©2007 Elyn R. Saks; (P)2007 Recorded Books, LLC
"In this engrossing memoir, Saks...demonstrates a novelist's skill of creating character, dialogue, and suspense." (Publishers Weekly)
This amazing memoir is an insider's fly-on-the-wall look at what it means to suffer from an alienating and incurable, progressive mental illness. Granted, the protagonist has access to plenty of resources, and thus is a very high-functioning individual with plenty of status and privilege. Not many schizophrenics are as lucky. Still, she somehow remains on her feet, white-knuckling it throughout all her breakdowns and especially through the wall of denial that so often accompanies this disease.
The book makes a highly cogent case for seeking and maintaining medication as well as talk therapy in order to carry on a productive independent life.
I read this book twice!
Schizophrenics are supposed to live in a world of their own, unable to function in society or to be understood. Not only does the author overcome her handicap and become a successful law professor, she reveals the inner workings of her mind and the demons that haunted her. Most likely this memoir was only made possible by reason of the enhanced drugs now used to control this horrible malady. In any event, I found the book fascinating from beginning to end.
As a mental health professional, I really appreciate the authors depth of knowledge and ability to communicate insights beyond the research and clinical references.
The author is a brilliant scholar who has schizophrenia. This account of her life gives an appreciation of how difficult it is to live with this illness, yet also an understanding that it is a mistake to underestimate what a person with this illness might accomplish. Also, I was left thinking that doctors do not always know what is best. Or even moderately good. I was unaware of the huge differences in the treatment of the mentally ill between Britain and the United States. The use of force and involuntary treatment are much more common in the US. Thank you Elyn for fighting for those who cannot fight for themselves, and for sharing your story with us!
One of the best books I've read on mental illness. This woman is remarkable and has preformed a great service by articulating so well what happens internally, as well as how horribly our hospitals do in helping people.
I felt the narrative rambled in places, but on the whole, the book provides helpful insight into the mind of a paranoid schizophrenic. I recommend it for anyone who lives or works with a schizophrenic.
I found this book to be fascinating and I am so glad she wrote it. This is the memoir of a very bright paranoid schizophrenic who manages to succeed in spite of a devastating illness.

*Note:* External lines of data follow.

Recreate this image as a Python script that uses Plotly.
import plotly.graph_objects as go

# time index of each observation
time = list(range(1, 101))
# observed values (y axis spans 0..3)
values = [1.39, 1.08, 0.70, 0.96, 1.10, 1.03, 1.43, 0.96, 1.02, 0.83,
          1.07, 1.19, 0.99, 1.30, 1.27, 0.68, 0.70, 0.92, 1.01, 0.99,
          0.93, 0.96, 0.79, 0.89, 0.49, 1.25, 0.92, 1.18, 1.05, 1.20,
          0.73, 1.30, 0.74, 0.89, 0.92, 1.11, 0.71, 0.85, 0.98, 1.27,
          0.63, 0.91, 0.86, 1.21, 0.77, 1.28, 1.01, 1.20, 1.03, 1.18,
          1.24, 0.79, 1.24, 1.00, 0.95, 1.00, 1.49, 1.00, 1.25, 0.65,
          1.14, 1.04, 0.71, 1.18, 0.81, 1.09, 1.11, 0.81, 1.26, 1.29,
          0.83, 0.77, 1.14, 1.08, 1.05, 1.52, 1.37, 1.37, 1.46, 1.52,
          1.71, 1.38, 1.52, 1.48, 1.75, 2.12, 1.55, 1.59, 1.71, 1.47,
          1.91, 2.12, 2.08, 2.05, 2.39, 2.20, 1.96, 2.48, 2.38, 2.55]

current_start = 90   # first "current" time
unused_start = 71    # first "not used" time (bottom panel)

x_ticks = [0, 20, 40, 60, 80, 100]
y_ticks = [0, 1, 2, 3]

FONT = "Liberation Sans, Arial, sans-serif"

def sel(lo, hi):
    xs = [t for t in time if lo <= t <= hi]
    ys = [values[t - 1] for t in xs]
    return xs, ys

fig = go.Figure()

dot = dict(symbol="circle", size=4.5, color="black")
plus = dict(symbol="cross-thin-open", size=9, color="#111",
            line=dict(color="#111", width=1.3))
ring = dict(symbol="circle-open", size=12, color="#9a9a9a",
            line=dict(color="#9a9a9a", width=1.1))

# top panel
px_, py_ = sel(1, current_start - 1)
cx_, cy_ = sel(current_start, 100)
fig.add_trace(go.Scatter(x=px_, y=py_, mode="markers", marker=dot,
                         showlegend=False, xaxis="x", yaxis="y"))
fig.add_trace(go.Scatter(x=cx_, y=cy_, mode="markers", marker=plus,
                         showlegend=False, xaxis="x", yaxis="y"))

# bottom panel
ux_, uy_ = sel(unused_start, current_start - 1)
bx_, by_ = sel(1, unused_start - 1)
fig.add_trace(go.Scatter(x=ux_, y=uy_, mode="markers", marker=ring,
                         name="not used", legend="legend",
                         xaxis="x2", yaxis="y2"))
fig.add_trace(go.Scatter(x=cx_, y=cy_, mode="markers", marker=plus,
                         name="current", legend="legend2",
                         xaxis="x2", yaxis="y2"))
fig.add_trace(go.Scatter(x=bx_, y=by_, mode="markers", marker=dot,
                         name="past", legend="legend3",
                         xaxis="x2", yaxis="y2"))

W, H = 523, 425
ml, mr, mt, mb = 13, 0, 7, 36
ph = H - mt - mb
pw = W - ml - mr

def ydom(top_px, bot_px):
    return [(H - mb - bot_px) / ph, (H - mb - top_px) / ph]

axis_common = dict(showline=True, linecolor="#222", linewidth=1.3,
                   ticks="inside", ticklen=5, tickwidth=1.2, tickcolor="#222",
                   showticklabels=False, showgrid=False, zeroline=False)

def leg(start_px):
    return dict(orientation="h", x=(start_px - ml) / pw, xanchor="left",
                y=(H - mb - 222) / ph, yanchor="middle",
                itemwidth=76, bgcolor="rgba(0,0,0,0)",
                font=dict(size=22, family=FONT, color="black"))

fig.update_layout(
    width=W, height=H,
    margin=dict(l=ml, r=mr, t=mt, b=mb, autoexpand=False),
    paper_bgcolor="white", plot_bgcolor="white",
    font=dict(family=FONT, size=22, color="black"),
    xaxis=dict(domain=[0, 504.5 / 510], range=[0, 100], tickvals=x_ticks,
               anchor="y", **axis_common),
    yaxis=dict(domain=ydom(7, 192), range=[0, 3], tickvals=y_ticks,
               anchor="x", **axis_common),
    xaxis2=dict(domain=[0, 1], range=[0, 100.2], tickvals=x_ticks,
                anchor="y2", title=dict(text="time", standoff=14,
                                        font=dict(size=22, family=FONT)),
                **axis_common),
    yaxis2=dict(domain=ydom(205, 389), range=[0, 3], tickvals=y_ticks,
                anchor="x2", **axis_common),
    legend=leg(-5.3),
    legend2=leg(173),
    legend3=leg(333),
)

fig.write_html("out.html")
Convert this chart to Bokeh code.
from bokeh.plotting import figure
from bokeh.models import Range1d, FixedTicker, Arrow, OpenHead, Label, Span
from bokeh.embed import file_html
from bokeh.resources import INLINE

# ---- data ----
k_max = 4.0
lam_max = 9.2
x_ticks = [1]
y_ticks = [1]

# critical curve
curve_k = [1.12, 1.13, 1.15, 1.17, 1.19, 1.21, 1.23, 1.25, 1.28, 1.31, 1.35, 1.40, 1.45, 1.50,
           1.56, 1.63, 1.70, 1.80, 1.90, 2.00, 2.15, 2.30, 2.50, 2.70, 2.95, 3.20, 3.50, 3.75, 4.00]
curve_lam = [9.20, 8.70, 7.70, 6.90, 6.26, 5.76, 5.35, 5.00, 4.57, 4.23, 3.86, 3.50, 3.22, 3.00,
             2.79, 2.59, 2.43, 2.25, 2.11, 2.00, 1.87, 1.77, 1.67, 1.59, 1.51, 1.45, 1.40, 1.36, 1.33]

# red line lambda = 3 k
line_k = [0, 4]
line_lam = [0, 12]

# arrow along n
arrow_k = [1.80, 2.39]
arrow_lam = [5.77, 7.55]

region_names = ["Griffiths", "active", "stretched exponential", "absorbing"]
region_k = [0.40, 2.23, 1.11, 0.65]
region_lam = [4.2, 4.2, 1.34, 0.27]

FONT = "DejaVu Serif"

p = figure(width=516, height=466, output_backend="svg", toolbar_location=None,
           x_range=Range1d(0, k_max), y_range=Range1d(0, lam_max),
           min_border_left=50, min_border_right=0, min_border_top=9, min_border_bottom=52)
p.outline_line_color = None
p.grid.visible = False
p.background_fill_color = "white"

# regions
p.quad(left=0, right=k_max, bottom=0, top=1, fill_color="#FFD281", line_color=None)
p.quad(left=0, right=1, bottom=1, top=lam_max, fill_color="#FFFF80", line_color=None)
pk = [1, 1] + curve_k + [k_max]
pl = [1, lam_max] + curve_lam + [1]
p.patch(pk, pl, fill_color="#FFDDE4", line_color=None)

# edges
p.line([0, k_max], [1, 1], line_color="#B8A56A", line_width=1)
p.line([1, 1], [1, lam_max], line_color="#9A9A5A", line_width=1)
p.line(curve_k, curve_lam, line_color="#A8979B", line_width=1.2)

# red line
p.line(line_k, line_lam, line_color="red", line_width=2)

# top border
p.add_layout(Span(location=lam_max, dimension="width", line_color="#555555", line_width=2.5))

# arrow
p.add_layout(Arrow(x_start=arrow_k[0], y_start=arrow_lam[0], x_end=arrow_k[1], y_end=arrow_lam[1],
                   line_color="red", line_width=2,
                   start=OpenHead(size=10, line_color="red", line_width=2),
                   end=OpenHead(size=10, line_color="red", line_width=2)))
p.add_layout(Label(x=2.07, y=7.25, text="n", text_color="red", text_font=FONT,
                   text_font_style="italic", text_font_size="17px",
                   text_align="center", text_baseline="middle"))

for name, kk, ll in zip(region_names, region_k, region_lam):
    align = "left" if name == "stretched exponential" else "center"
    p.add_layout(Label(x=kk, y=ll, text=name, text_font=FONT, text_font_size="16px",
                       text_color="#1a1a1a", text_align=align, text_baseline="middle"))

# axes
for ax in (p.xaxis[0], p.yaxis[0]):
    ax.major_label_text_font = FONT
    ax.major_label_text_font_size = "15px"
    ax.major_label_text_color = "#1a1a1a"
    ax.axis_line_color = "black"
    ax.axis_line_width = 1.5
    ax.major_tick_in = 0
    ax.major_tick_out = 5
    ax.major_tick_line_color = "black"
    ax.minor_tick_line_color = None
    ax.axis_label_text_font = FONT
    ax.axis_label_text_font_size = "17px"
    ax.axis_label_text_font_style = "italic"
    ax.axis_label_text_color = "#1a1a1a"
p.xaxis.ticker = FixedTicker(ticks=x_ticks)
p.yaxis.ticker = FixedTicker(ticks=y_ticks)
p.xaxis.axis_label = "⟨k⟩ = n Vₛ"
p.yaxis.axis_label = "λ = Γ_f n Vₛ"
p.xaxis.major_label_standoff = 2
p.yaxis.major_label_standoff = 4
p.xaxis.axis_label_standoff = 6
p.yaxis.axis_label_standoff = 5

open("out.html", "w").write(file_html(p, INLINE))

Being in the health care field I found it especially educational and I do appreciate the author's insights into her illness. The narrator was perfect for the book-- clear, slow and measured.
I am distracted from the very fine book by the shaky, unsure, weirdly paced narration. I was hoping to wait it out (everybody has a bad day I guess) but it was persistent. Appalling. I have never written a negative review before but this audio download was expensive and was really ruined for me by the narration.
I thought the narration was great! She was narrating a schitzophrenic person - and i think it added to the book. The story was fascinating and I have listened to it more than once. I like her reasons for writing the book. I highly recommend this book to anyone.
I decided to explore this book after hearing Elyn Saks' TED talk. If you're curious about some of the content of this book, I recommend looking it up. She is a fascinating woman; fiercely intelligent, strong, and resilient. This book provides a small glimpse into the life of one person working through mental illness. She has no qualms about wishing she didn't have schizophrenia in her life, but still shows how she met the challenge it presented her.
The narrator was fine, but there were quite a few editing issues that affected the quality of narration. Abrupt cutting together of paragraphs, oddly long pauses, and even microphone jostling. It wasn't enough to make it unbearable to listen, but it did challenge me at times. At certain points the narrator would stumble slightly over a sentence and this was not edited or resolved. It could have been done much better, but her general style was tolerable.
While this book was incredibly interesting, it was often very heavy and dark. When Elyn writes about her times of deep psychosis, I found myself needing to take many breaks. She doesn't hold back on the reality of her illness, which is very appreciated and valuable, but still makes it hard to work straight through this book.